We are led to believe that Britain is a representative democracy. But we now have an era of un-representative democracy. With a few exceptions, our politicians no longer resemble, nor do they work for us.

Amid a crisis in the rental market, you have a housing minister, Brandon Lewis, who runs a private rental portfolio. You have a former investment banker, Sajid Javid, now claiming to be trying to save the British steel industry while his government has stopped the EU from imposing tariffs on the cheap Chinese steel that is destroying the British steel industry.

And you have a super-rich prime minister who vows he’ll take on tax havens, all the while blocking any serious attempt to do so and also profiting from them all his life.

4 comments to How the rich have bought our democracy

  • NoMore

    Governments if they could get away with it would take ALL off our money because they believe they know best how to spend it. So I can’t condemn the wealthy for using tax havens just for trying to game the system with crony capitalism (Blairism, the EU etc.)

    I think corporation tax, employer NI and CGT should be scrapped also as these are just taxes on job creation.

    Frankly I would be happy with a flat rate tax of 15% for all with 10% NI ring-fenced to each contributor so everyone gets their own pension fund (you get out what you put in). The tax income would flood in and a lot of tax lawyers would be seeking other employment. Naturally you would be responsible for your own unemployment insurance and health insurance and so on but that’s called being a responsible adult. The Welfare state would revert to being a safety net for the UK citizen only.

    Of course the Left do not understand percentages so they will think the “rich” are “not paying their fair share” but the Conservatives will never have a better chance to do something radical like this. If they set tax at 98% for the wealthy the Left would still not vote Tory so may as well be hung for a sheep no?

  • Americanian

    I’m an American who grew up in Trump’s casinos. Trump IS NO DIFFERENT than Koch Brothers and Goldman Sachs.

    He’s the ultimate narcissist on the ultimate power trip and only cares about his own sweet a$$. He’s telling the people what they WANT to hear.

    He also has temper tantrums and hissy fits when he doesn’t get his way, just like a little baby.

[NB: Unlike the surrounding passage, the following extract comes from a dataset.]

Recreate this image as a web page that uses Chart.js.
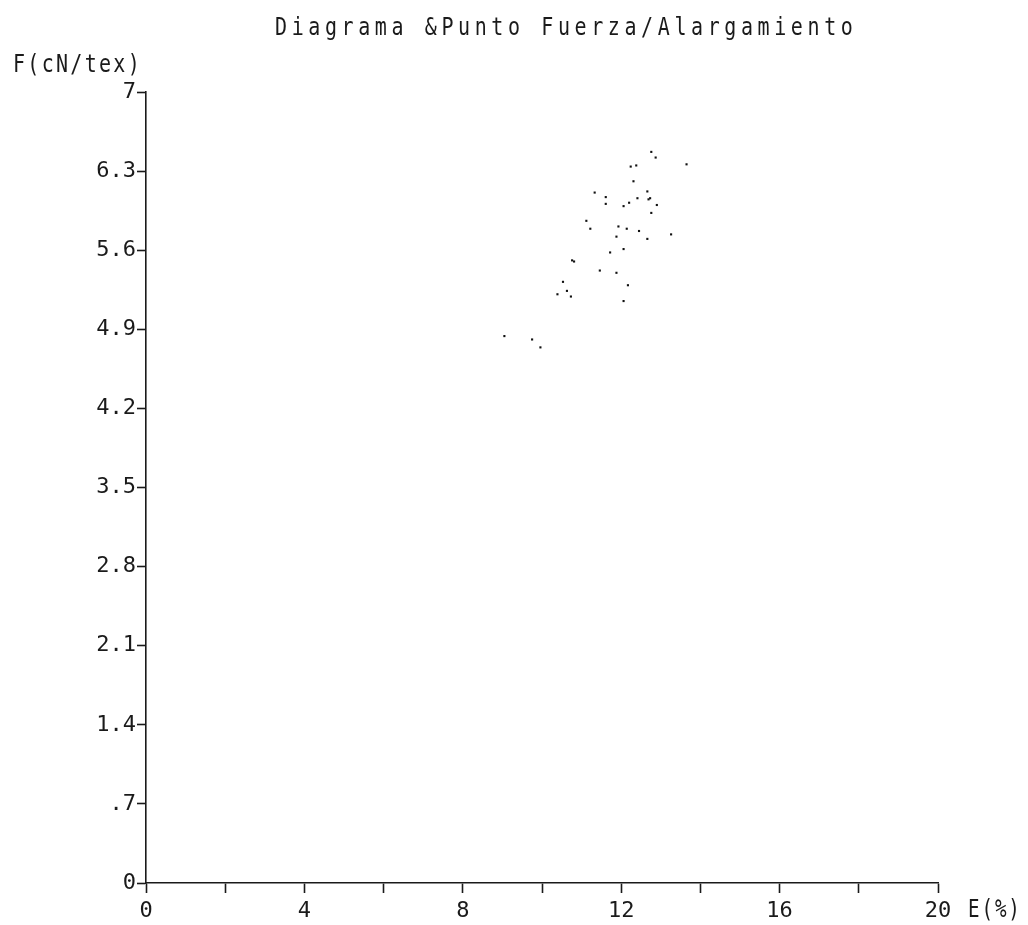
<!DOCTYPE html>
<html>
<head>
<meta charset="utf-8">
<title>Diagrama &amp;Punto Fuerza/Alargamiento</title>
<script src="https://cdn.jsdelivr.net/npm/chart.js@4/dist/chart.umd.min.js"></script>
<style>
  html, body { margin: 0; padding: 0; background: #fff; }
  canvas { display: block; }
</style>
</head>
<body>
<canvas id="c" width="1028" height="925"></canvas>
<script>
// Elongation E(%) of each tested specimen
const elongation = [
  12.76, 12.87, 13.65, 12.38, 12.24, 12.31, 11.33, 12.66, 11.61, 11.61,
  12.41, 12.73, 12.69, 12.20, 12.06, 12.90, 12.76, 11.12, 11.22, 11.93,
  12.14, 11.88, 12.45, 13.26, 12.66, 12.06, 11.72, 10.76, 10.81, 11.46,
  11.88, 10.53, 12.17, 10.63, 10.39, 10.73, 12.06, 9.05, 9.75, 9.96
];
// Breaking tenacity F(cN/tex) of each tested specimen
const tenacity = [
  6.47, 6.42, 6.36, 6.35, 6.34, 6.21, 6.11, 6.12, 6.07, 6.01,
  6.06, 6.06, 6.05, 6.02, 5.99, 6.00, 5.93, 5.86, 5.79, 5.81,
  5.79, 5.72, 5.77, 5.74, 5.70, 5.61, 5.58, 5.51, 5.50, 5.42,
  5.40, 5.32, 5.29, 5.24, 5.21, 5.19, 5.15, 4.84, 4.81, 4.74
];

const chartTitle = 'Diagrama &Punto Fuerza/Alargamiento';
const yAxisTitle = 'F(cN/tex)';
const xAxisTitle = 'E(%)';
const xRange = [0, 20];
const yRange = [0, 7];
const xStep = 2;
const xLabelEvery = 4;
const yStep = 0.7;

const FONT = '"DejaVu Sans Mono", monospace';
const INK = '#1a1a1a';

const points = elongation.map((x, i) => ({ x: x, y: tenacity[i] }));

// Narrow, tall monospace lettering with open spacing (plotter style)
function narrowText(ctx, text, x, y, size, squeeze, spacing) {
  ctx.save();
  ctx.translate(x, y);
  ctx.scale(squeeze, 1);
  ctx.font = size + 'px ' + FONT;
  ctx.letterSpacing = (spacing / squeeze).toFixed(2) + 'px';
  ctx.textAlign = 'left';
  ctx.textBaseline = 'middle';
  ctx.fillText(text, 0, 0);
  ctx.restore();
}

const textPlugin = {
  id: 'plotterText',
  afterDraw(chart) {
    const ctx = chart.ctx;
    ctx.save();
    ctx.fillStyle = INK;
    narrowText(ctx, chartTitle, 275, 28, 25, 0.8, 4.6);
    narrowText(ctx, yAxisTitle, 13, 65, 25, 0.8, 2.3);
    narrowText(ctx, xAxisTitle, 968, 911, 24, 0.8, 1.9);
    ctx.restore();
  }
};

new Chart(document.getElementById('c'), {
  type: 'scatter',
  data: {
    datasets: [{
      data: points,
      pointStyle: 'rect',
      pointRadius: 1.5,
      pointBorderWidth: 0,
      backgroundColor: '#111',
      borderColor: '#111'
    }]
  },
  options: {
    responsive: false,
    animation: false,
    events: [],
    layout: { padding: { left: 0, top: 92, right: 90, bottom: 0 } },
    plugins: {
      legend: { display: false },
      title: { display: false },
      tooltip: { enabled: false }
    },
    scales: {
      x: {
        type: 'linear',
        min: xRange[0],
        max: xRange[1],
        afterFit(scale) { scale.height = 42; },
        border: { display: true, color: INK, width: 1.6 },
        grid: {
          drawOnChartArea: false,
          drawTicks: true,
          tickLength: 10,
          tickWidth: 1.6,
          tickColor: INK
        },
        ticks: {
          stepSize: xStep,
          autoSkip: false,
          maxRotation: 0,
          padding: 5,
          color: INK,
          font: { family: FONT, size: 22 },
          callback: (v) => (Math.round(v) % xLabelEvery === 0 ? String(Math.round(v)) : '')
        }
      },
      y: {
        type: 'linear',
        min: yRange[0],
        max: yRange[1],
        afterFit(scale) { scale.width = 146; },
        border: { display: true, color: INK, width: 1.6 },
        grid: {
          drawOnChartArea: false,
          drawTicks: true,
          tickLength: 9,
          tickWidth: 1.6,
          tickColor: INK
        },
        ticks: {
          stepSize: yStep,
          autoSkip: false,
          padding: 1,
          color: INK,
          font: { family: FONT, size: 22 },
          callback: (v) => {
            const r = Math.round(v * 10) / 10;
            return r === 0 ? '0' : String(r).replace(/^0\./, '.');
          }
        }
      }
    }
  },
  plugins: [textPlugin]
});
</script>
</body>
</html>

    Trump is the last person you’d want in the White House. Trust me on this. The guy puts his photo and name on everything in sight he can. He’s DANGEROUS.

  • David Brown

    AMERICANIAN Trump says he wants to reduce third world migration eg Mexico / Pakistan. This is demographical destroying the America that was. Yes he may be lying to get elected. All the other candidates openly support destructive immigration and the outsourcing of American production to low wage economies.

  • Stuz Graz

    I think the reasons explained in this article are behind Trump’s success. Its a hold your nose none of the above vote on the basis it cannot be any worse than what we already have even if the only thing it does is clean the decks.

    Can now almost guarantee Trump is fairly clean financially. The slightest hint of anything Trumpy in the Panama files and it would have been everywhere. The silence probably suggests the opposite and it would be terrible if the Clinton Foundation was highly implicated in such things. Hopefully wikileaks publish the files and then we can all be reassured.